All photos by Murray Taylor
For all the days that you turn up your local, only to be greeted with onshore slop, you’ll occasionally be rewarded with a session like the one North Stradbroke’s Lincoln Taylor had last weekend. Just you, your buddies, unlimited tubes and your old man behind the camera capturing every euphoric moment. Here is Linc’s account of his five hours of Island Nirvana.
“I hadn’t seen my family in a while, so I thought I’d go home and see everyone. The last three times I’ve been back over there, the waves have been pumping.”
“We all went down there with fishing rods thinking we were just going to have a cruisy day at the beach and then all of a sudden that wind changed and it was just the five of us out and peaks absolutely everywhere.”
“The wind was actually meant to be South West, so I wasn’t that excited got up in the morning. Then my dad, Murray took me down the beach with my mates and the wind ended up being North West for about five hours straight. It was sick. There wasn’t anyone else out, just me and four of my mates.”

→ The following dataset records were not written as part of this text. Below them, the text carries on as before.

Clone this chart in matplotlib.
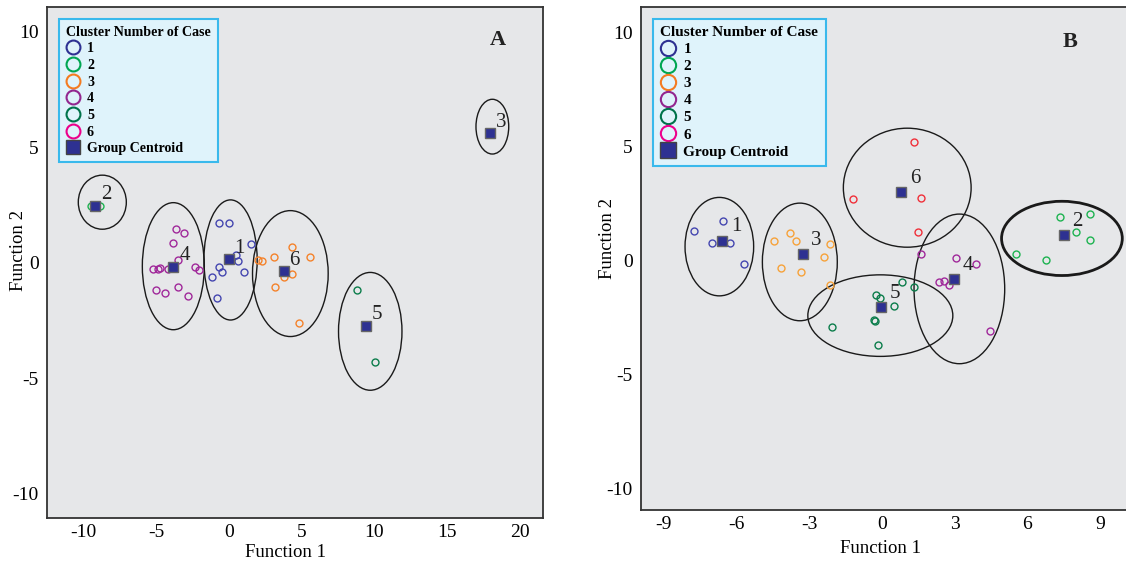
import matplotlib
matplotlib.use("Agg")
import matplotlib.pyplot as plt
from matplotlib.patches import Ellipse
from matplotlib.lines import Line2D

plt.rcParams['font.family'] = ['Liberation Serif', 'DejaVu Serif']
plt.rcParams['axes.unicode_minus'] = False

# ---- panel A data ----
a_pts_x = {
    1: [-0.71, 0.02, 1.51, 0.52, 0.62, -0.71, -0.50, -1.19, 1.05, -0.82],
    2: [-9.5, -8.87],
    3: [17.94],
    4: [-3.66, -3.10, -3.85, -3.52, -5.25, -4.74, -4.86, -4.22, -2.34, -2.04, -5.0, -4.38, -3.48, -2.82],
    5: [8.82, 10.02],
    6: [2.02, 2.29, 3.10, 4.34, 5.59, 3.80, 4.31, 3.19, 4.79],
}
a_pts_y = {
    1: [1.72, 1.72, 0.82, 0.33, 0.10, -0.17, -0.40, -0.62, -0.40, -1.53],
    2: [2.45, 2.45],
    3: [5.61],
    4: [1.46, 1.31, 0.85, 0.13, -0.26, -0.22, -0.27, -0.27, -0.17, -0.30, -1.18, -1.28, -1.02, -1.41],
    5: [-1.17, -4.29],
    6: [0.12, 0.07, 0.26, 0.71, 0.27, -0.62, -0.48, -1.05, -2.58],
}
a_pt_colors = {1: '#4446b0', 2: '#1db350', 3: '#2e3192', 4: '#a0289a', 5: '#0b7d4b', 6: '#f5822a'}
a_cent_x = [-0.02, -9.19, 17.94, -3.82, 9.41, 3.76]
a_cent_y = [0.16, 2.48, 5.61, -0.17, -2.71, -0.36]
a_ell_x = [0.11, -8.7, 18.1, -3.82, 9.71, 4.22]
a_ell_y = [0.13, 2.63, 5.9, -0.14, -2.96, -0.46]
a_ell_w = [3.66, 3.3, 2.25, 4.26, 4.36, 5.2]
a_ell_h = [5.2, 2.34, 2.37, 5.5, 5.1, 5.45]
a_ell_lw = [1.0, 1.0, 1.0, 1.0, 1.0, 1.0]

# ---- panel B data ----
b_pts_x = {
    1: [-7.75, -6.54, -7.02, -6.28, -5.68],
    2: [7.32, 8.56, 8.01, 8.59, 5.53, 6.78],
    3: [-4.45, -3.81, -3.54, -2.15, -2.41, -4.16, -3.34, -2.15],
    4: [1.61, 3.06, 3.86, 2.36, 2.57, 2.78, 4.46],
    5: [-0.23, -0.10, 0.84, 1.30, 0.48, -0.33, -0.31, -2.07, -0.15],
    6: [1.32, -1.19, 1.62, 1.47],
}
b_pts_y = {
    1: [1.31, 1.72, 0.77, 0.76, -0.17],
    2: [1.92, 2.04, 1.24, 0.90, 0.29, 0.03],
    3: [0.87, 1.19, 0.84, 0.73, 0.14, -0.34, -0.52, -1.06],
    4: [0.29, 0.12, -0.17, -0.96, -0.90, -1.09, -3.09],
    5: [-1.50, -1.63, -0.96, -1.15, -1.97, -2.62, -2.66, -2.91, -3.71],
    6: [5.18, 2.68, 2.74, 1.24],
}
b_pt_colors = {1: '#4446b0', 2: '#1db350', 3: '#f7a23a', 4: '#a0289a', 5: '#0b7d4b', 6: '#f0303a'}
b_cent_x = [-6.59, 7.49, -3.27, 2.96, -0.03, 0.80]
b_cent_y = [0.87, 1.10, 0.28, -0.82, -2.05, 3.00]
b_ell_x = [-6.71, 7.42, -3.39, 3.19, -0.07, 1.04]
b_ell_y = [0.61, 0.97, -0.06, -1.24, -2.41, 3.19]
b_ell_w = [2.83, 4.98, 3.09, 3.74, 5.98, 5.27]
b_ell_h = [4.31, 3.25, 5.15, 6.55, 3.57, 5.21]
b_ell_lw = [1.0, 2.0, 1.0, 1.0, 1.0, 1.0]

cluster_ids = [1, 2, 3, 4, 5, 6]
legend_colors = ['#2e3192', '#00a651', '#f47b20', '#92278f', '#00734a', '#ec008c']
centroid_color = '#2e3192'

fig = plt.figure(figsize=(11.26, 5.61), dpi=100)
ax_a = fig.add_axes([0.04174, 0.07665, 0.4405, 0.9109])
ax_b = fig.add_axes([0.5693, 0.0909, 0.4343, 0.8966])


def draw_panel(ax, pts_x, pts_y, pt_colors, cx, cy, ex, ey, ew, eh, elw, lab_off,
               leg_fs, leg_sp, leg_ms, leg_pad):
    ax.set_facecolor('#e6e7e9')
    for k in cluster_ids:
        ax.plot(pts_x[k], pts_y[k], 'o', ms=5, mfc='none', mec=pt_colors[k], mew=1.0, zorder=3)
    for i in range(len(cx)):
        ax.add_patch(Ellipse((ex[i], ey[i]), ew[i], eh[i], fill=False,
                             ec='#1a1a1a', lw=elw[i], zorder=2))
    ax.plot(cx, cy, 's', ms=7.5, mfc=centroid_color, mec='#666666', mew=1.0, zorder=4)
    for i, k in enumerate(cluster_ids):
        ax.annotate(str(k), (cx[i], cy[i]), xytext=lab_off, textcoords='offset points',
                    ha='center', va='center', fontsize=15, color='#222222', zorder=5)

    handles = [Line2D([], [], ls='none', marker='o', ms=leg_ms, mfc='none', mec=c, mew=1.5)
               for c in legend_colors]
    handles.append(Line2D([], [], ls='none', marker='s', ms=leg_ms + 0.5, mfc=centroid_color,
                          mec='#444444', mew=1.0))
    labels = [str(k) for k in cluster_ids] + ['Group Centroid']
    leg = ax.legend(handles, labels, title='Cluster Number of Case', loc='upper left',
                    bbox_to_anchor=(0.024, 0.977), borderaxespad=0, fancybox=False,
                    framealpha=1, facecolor='#dff3fb', edgecolor='#39b9ec',
                    prop={'weight': 'bold', 'size': leg_fs},
                    title_fontproperties={'weight': 'bold', 'size': leg_fs},
                    handlelength=1.0, handletextpad=0.5, labelspacing=leg_sp,
                    borderpad=leg_pad, alignment='left')
    leg.get_frame().set_linewidth(1.5)
    leg.set_zorder(6)

    ax.set_yticks([-10, -5, 0, 5, 10])
    ax.tick_params(length=0, labelsize=14, pad=4)
    ax.tick_params(axis='y', pad=6)
    for s in ax.spines.values():
        s.set_color('#333333')
        s.set_linewidth(1.3)


draw_panel(ax_a, a_pts_x, a_pts_y, a_pt_colors, a_cent_x, a_cent_y,
           a_ell_x, a_ell_y, a_ell_w, a_ell_h, a_ell_lw, (8, 8), 10.1, 0.26, 10, 0.5)
ax_a.set_xlim(-12.5, 21.58)
ax_a.set_ylim(-11.04, 11.08)
ax_a.set_xticks([-10, -5, 0, 5, 10, 15, 20])
ax_a.set_xlabel('Function 1', fontsize=13.5)
ax_a.set_ylabel('Function 2', fontsize=13.5)
ax_a.xaxis.set_label_coords(0.48, -0.05)
ax_a.yaxis.set_label_coords(-0.04, 0.524)
ax_a.text(0.909, 0.935, 'A', transform=ax_a.transAxes, ha='center', va='center',
          fontsize=16, fontweight='bold', color='#222222')

draw_panel(ax_b, b_pts_x, b_pts_y, b_pt_colors, b_cent_x, b_cent_y,
           b_ell_x, b_ell_y, b_ell_w, b_ell_h, b_ell_lw, (10, 10), 11.0, 0.22, 11, 0.5)
ax_b.set_xlim(-9.94, 10.23)
ax_b.set_ylim(-10.92, 11.1)
ax_b.set_xticks([-9, -6, -3, 0, 3, 6, 9])
ax_b.set_xlabel('Function 1', fontsize=13.5)
ax_b.set_ylabel('Function 2', fontsize=13.5)
ax_b.xaxis.set_label_coords(0.49, -0.06)
ax_b.yaxis.set_label_coords(-0.052, 0.54)
ax_b.text(7.76, 9.56, 'B', ha='center', va='center',
          fontsize=16, fontweight='bold', color='#222222')

fig.savefig('out.png', dpi=100)
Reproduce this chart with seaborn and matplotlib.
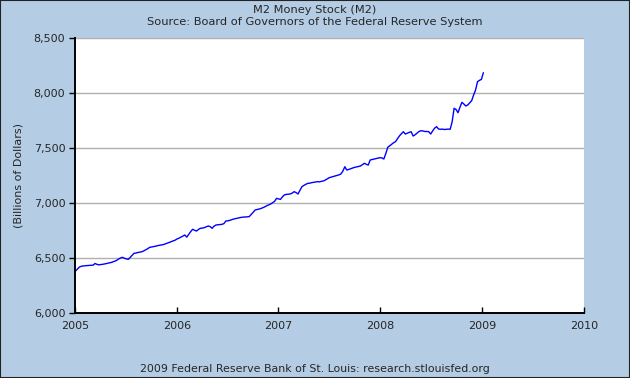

“Pretty much every wave was a barrel. We all had sore throats from screaming at each other. I was probably more excited just watching the other guys get barrelled than getting barrelled myself. I think I did about three turns in five hours of surfing.”
“Unfortunately I had to stick the old man behind the lens, but he ended up getting out there himself after a couple of hours of shooting. He saw me get a little switch barrel and decided he’d had enough of shooting and came out and surfed with us.”
“I moved to the Gold Coast about a year ago. On Straddie, you’re basically a big fish in a small pond and no one sees you. After Bede [Durbidge] left the island, it was hard to find people to push my surfing. I got a scholarship at the HPC [Surfing Australia’s High Performance Centre] and decided to stay on the Gold Coast. It’s nice to go back there on weekends though.”
“The crowds on the Goldy are absolutely out of control! I’ve gotten used to it a lot more now though. I was surfing here with my dad the other day and he was getting so mad at the crowds!”
“I think when Bede left the Island, it gave people a little bit of a pathway to leave and compete. I want to be doing what Bede is doing – I want to qualify by the end of the year. I guess it’s like when Mick [Fanning] won his World Title after doing CHEK training, everyone else started training because they wanted to do what he was doing.”
“I’ve got the Brazil WQS coming up and that’s pretty much all that’s on my mind at the moment. There’s only been the one Prime event this year in WA and two ‘CT boys got first and second and took all the points. So the year hasn’t really even started.”